Redis pub/sub is ephemeral: messages are not retained for offline consumers. If your current system accepts that behavior, a compatible replacement may work. If you have been relying on pub/sub for durable workflows, migration is a good time to reassess. Test reconnect behavior, pattern subscriptions, fanout volume, slow subscribers, and failover, because these details often differ.

How do backups and restores differ from Redis?+

Check the replacement's snapshot format, append-only log behavior, restore speed, and consistency guarantees during writes. Redis-style backups can be fast to create but expensive to restore for large in-memory datasets. Practice full restore, not just backup creation. Also verify whether ACLs, TTLs, stream metadata, cluster topology, and module data are included or need separate handling.

What security features should I verify before switching?+

Match the Redis controls you actually use: network binding, TLS, client authentication, ACL categories, command renaming or disabling, audit logging, and secrets rotation. If you run in a regulated environment, also check vulnerability handling, release signing, dependency scanning, and independent review history. A compatible protocol does not guarantee equivalent security defaults or operational controls.

Does replacing Redis reduce infrastructure cost?+

It can, but licensing is only one part of the cost. Redis workloads are often memory-heavy, so hardware, replication overhead, persistence settings, backups, monitoring, and operator time dominate the bill. A lower-cost server that needs more memory or more manual failover may not save money. Benchmark resource use and recovery operations before changing procurement assumptions.

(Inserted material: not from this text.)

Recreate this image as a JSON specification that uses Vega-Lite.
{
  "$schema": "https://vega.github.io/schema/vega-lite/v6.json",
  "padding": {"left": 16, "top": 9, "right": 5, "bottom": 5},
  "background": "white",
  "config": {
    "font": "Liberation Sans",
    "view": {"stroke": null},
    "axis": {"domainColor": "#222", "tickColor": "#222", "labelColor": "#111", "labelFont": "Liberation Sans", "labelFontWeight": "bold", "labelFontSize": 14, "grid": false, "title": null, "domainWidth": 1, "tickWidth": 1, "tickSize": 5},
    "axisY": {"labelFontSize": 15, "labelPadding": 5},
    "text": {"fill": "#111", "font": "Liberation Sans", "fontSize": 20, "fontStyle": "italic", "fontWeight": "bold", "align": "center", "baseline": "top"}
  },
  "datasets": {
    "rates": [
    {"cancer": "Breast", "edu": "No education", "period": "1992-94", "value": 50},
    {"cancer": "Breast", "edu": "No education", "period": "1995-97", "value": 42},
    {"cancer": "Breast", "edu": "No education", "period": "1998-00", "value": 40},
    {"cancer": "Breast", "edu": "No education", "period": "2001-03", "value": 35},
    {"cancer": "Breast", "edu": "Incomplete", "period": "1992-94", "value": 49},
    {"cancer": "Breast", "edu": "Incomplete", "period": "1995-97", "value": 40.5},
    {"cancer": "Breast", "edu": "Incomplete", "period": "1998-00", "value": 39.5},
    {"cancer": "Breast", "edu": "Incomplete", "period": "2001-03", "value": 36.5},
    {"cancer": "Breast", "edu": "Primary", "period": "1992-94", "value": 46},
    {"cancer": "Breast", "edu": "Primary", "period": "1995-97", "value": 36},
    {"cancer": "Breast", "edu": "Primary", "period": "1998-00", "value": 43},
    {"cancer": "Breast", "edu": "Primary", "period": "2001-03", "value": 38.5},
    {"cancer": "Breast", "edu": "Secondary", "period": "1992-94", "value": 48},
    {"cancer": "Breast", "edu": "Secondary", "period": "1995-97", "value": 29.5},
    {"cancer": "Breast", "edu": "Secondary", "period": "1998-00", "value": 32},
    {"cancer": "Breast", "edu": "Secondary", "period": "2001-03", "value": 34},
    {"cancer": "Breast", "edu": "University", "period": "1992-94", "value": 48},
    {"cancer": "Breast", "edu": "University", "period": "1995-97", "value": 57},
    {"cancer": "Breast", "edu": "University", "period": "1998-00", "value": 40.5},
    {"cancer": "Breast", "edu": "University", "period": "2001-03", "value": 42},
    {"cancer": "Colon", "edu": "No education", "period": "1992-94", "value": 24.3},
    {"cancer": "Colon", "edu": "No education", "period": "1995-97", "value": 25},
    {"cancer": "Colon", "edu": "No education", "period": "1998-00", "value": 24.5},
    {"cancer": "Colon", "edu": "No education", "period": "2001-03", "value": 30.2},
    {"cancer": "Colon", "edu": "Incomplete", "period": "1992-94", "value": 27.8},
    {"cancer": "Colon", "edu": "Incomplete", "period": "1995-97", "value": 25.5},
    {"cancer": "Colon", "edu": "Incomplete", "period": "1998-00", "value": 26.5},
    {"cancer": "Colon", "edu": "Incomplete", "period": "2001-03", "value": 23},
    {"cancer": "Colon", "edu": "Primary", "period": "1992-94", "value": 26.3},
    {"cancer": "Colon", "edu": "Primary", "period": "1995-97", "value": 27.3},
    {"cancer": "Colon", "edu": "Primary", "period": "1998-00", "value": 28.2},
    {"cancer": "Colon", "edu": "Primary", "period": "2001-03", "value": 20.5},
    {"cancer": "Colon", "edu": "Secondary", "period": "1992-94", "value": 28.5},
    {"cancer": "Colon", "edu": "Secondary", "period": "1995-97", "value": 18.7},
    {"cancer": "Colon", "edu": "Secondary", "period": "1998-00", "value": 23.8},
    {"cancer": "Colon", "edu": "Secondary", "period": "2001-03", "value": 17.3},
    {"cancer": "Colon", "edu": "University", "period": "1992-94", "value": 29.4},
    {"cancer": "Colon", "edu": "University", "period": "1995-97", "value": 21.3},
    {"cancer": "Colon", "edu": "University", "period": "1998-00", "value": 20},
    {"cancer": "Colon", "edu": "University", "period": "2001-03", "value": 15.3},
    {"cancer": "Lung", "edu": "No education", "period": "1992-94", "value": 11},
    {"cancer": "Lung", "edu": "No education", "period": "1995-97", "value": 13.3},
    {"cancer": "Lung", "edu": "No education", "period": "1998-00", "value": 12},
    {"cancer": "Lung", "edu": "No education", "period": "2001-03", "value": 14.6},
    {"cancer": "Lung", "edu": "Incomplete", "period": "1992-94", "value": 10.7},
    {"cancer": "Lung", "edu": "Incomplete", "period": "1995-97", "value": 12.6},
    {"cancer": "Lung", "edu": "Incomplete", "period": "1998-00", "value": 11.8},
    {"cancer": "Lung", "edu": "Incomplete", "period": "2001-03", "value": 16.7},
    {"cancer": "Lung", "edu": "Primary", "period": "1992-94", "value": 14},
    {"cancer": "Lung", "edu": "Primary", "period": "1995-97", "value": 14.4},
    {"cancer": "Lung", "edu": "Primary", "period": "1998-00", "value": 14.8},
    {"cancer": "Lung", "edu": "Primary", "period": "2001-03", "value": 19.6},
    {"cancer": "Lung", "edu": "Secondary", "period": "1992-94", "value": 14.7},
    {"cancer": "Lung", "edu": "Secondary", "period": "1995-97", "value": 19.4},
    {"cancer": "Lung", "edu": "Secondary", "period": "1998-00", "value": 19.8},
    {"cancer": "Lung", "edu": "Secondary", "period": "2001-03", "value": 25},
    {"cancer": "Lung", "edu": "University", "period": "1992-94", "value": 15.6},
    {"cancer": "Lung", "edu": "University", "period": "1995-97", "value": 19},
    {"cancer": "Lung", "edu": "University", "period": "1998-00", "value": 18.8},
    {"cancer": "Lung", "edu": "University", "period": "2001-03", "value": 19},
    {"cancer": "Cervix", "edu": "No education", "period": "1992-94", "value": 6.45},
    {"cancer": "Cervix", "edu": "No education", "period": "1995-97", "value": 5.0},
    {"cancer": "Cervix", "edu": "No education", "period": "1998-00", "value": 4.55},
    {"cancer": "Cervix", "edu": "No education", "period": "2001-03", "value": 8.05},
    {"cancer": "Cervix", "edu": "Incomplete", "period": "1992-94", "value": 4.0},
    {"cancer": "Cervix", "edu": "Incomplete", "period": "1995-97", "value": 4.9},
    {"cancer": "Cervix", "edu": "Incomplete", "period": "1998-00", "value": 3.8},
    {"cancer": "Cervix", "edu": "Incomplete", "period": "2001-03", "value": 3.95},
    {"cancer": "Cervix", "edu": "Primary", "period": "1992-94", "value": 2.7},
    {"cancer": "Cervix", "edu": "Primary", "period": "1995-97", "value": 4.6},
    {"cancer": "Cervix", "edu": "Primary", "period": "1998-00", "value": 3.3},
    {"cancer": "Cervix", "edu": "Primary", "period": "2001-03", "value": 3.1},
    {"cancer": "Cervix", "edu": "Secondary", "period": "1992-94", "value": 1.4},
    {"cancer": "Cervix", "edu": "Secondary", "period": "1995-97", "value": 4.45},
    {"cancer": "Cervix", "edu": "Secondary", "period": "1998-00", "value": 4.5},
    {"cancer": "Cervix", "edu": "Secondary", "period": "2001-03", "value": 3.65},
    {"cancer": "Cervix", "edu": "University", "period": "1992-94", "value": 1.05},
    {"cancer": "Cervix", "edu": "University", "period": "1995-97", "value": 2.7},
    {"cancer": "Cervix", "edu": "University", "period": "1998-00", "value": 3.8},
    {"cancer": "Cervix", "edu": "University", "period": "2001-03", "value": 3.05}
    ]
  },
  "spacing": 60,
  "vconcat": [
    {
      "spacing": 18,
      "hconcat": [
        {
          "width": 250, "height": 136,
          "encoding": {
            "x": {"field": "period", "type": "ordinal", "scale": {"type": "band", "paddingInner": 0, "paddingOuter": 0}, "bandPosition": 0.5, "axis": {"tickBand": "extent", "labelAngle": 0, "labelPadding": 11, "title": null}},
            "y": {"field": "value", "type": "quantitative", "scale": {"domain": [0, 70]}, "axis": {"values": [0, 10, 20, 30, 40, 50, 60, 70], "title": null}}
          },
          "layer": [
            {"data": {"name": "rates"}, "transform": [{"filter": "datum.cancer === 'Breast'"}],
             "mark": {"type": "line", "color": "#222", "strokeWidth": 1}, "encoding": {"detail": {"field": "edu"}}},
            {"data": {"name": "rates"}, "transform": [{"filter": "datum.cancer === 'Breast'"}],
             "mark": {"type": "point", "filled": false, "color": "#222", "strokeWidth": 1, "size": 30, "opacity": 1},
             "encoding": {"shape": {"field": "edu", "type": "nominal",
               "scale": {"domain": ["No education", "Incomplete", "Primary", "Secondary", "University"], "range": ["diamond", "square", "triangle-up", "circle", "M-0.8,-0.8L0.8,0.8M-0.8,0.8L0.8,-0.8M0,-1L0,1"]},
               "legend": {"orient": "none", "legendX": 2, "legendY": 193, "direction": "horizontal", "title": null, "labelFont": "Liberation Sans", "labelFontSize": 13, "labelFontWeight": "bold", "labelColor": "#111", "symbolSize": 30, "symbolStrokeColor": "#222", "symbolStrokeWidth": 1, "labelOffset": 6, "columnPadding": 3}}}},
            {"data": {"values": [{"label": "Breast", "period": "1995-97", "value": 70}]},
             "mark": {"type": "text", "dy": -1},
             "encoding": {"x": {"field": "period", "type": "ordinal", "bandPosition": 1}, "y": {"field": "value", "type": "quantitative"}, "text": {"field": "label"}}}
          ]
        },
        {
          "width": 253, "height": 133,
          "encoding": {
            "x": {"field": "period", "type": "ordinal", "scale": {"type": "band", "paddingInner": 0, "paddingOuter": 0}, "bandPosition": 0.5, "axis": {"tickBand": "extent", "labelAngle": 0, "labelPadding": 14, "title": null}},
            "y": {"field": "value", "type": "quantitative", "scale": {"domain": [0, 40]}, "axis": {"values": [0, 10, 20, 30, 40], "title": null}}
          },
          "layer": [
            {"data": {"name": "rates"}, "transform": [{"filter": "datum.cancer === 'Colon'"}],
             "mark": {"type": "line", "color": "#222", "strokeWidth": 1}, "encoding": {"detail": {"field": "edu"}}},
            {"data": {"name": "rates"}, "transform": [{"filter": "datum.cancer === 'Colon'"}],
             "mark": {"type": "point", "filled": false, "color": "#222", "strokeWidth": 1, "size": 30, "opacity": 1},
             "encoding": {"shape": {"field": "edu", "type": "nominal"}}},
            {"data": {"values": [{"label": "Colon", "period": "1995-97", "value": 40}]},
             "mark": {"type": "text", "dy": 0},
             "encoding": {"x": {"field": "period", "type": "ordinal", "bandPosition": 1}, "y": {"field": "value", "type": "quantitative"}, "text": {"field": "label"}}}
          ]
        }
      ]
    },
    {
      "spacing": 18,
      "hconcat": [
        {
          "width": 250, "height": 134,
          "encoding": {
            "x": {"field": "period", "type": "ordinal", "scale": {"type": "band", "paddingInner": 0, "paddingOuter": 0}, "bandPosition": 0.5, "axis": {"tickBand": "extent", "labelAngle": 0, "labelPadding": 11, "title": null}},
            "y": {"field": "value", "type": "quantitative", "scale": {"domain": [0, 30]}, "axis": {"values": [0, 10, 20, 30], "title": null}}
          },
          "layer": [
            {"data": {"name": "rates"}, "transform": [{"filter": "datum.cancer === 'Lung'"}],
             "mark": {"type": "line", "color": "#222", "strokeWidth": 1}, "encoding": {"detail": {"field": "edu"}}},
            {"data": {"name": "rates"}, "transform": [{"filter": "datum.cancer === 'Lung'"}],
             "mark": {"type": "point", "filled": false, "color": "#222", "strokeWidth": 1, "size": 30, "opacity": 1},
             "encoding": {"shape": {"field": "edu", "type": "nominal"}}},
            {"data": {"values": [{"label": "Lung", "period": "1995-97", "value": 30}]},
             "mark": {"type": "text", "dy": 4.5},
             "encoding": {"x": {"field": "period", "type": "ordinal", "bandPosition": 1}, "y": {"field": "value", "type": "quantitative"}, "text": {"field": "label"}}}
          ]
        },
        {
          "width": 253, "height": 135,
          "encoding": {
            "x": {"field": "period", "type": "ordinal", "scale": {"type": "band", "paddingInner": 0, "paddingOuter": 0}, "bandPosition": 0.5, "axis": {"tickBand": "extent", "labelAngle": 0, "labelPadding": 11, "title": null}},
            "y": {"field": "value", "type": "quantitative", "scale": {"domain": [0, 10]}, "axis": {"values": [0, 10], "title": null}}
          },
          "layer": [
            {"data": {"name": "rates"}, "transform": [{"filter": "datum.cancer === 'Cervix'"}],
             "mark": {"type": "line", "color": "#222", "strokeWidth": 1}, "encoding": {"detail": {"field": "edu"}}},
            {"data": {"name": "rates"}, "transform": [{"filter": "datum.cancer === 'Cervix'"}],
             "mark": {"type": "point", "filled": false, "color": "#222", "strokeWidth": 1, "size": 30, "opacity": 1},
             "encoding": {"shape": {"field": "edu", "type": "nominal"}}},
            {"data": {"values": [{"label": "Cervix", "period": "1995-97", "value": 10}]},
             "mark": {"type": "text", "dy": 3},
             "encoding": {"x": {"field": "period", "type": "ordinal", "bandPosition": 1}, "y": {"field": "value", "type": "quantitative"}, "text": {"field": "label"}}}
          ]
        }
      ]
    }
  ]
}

What if the open source Redis alternative is abandoned?+

Plan for exit before adoption. Prefer standard protocols, ordinary data types, documented persistence formats, and client compatibility that lets you move again. Keep migration scripts, periodic exports, and restore tests current. Watch whether security fixes, dependency updates, and release processes are happening in a way your team can rely on. If the project stalls, your best protection is portability.